Data shown:
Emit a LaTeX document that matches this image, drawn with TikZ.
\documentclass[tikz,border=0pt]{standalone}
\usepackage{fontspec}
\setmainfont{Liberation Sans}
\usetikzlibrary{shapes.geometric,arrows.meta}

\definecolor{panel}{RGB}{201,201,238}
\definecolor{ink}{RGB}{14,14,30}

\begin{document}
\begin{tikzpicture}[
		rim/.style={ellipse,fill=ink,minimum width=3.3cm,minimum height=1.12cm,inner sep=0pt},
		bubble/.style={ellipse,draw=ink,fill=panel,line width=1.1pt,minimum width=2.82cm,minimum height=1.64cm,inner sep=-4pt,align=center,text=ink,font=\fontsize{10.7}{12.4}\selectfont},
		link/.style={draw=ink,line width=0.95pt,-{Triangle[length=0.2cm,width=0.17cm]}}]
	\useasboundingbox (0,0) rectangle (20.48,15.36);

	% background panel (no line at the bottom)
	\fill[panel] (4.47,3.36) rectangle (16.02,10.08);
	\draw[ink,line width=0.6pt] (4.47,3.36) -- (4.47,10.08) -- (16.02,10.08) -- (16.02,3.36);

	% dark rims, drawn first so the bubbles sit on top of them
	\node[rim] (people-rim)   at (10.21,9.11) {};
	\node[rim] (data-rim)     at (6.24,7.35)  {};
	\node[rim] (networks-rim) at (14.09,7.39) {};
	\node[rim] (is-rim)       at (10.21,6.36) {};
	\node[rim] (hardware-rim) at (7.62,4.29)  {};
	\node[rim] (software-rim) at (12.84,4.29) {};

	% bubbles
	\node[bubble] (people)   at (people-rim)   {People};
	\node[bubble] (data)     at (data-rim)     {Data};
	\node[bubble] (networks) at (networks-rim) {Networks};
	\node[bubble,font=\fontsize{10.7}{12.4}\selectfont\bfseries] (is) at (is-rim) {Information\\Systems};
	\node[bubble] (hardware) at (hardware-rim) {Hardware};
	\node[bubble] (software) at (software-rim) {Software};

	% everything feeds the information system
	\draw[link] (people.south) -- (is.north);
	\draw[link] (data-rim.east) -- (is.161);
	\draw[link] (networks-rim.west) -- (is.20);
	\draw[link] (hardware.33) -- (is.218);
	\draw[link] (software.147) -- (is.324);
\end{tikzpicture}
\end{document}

Stated problem:
Starting at the top of the data above, repeat every line exactly until the line containing "(software) at (software-rim)" has been given, then stop.

Correct response:
Emit a LaTeX document that matches this image, drawn with TikZ.
\documentclass[tikz,border=0pt]{standalone}
\usepackage{fontspec}
\setmainfont{Liberation Sans}
\usetikzlibrary{shapes.geometric,arrows.meta}

\definecolor{panel}{RGB}{201,201,238}
\definecolor{ink}{RGB}{14,14,30}

\begin{document}
\begin{tikzpicture}[
		rim/.style={ellipse,fill=ink,minimum width=3.3cm,minimum height=1.12cm,inner sep=0pt},
		bubble/.style={ellipse,draw=ink,fill=panel,line width=1.1pt,minimum width=2.82cm,minimum height=1.64cm,inner sep=-4pt,align=center,text=ink,font=\fontsize{10.7}{12.4}\selectfont},
		link/.style={draw=ink,line width=0.95pt,-{Triangle[length=0.2cm,width=0.17cm]}}]
	\useasboundingbox (0,0) rectangle (20.48,15.36);

	% background panel (no line at the bottom)
	\fill[panel] (4.47,3.36) rectangle (16.02,10.08);
	\draw[ink,line width=0.6pt] (4.47,3.36) -- (4.47,10.08) -- (16.02,10.08) -- (16.02,3.36);

	% dark rims, drawn first so the bubbles sit on top of them
	\node[rim] (people-rim)   at (10.21,9.11) {};
	\node[rim] (data-rim)     at (6.24,7.35)  {};
	\node[rim] (networks-rim) at (14.09,7.39) {};
	\node[rim] (is-rim)       at (10.21,6.36) {};
	\node[rim] (hardware-rim) at (7.62,4.29)  {};
	\node[rim] (software-rim) at (12.84,4.29) {};

	% bubbles
	\node[bubble] (people)   at (people-rim)   {People};
	\node[bubble] (data)     at (data-rim)     {Data};
	\node[bubble] (networks) at (networks-rim) {Networks};
	\node[bubble,font=\fontsize{10.7}{12.4}\selectfont\bfseries] (is) at (is-rim) {Information\\Systems};
	\node[bubble] (hardware) at (hardware-rim) {Hardware};
	\node[bubble] (software) at (software-rim) {Software};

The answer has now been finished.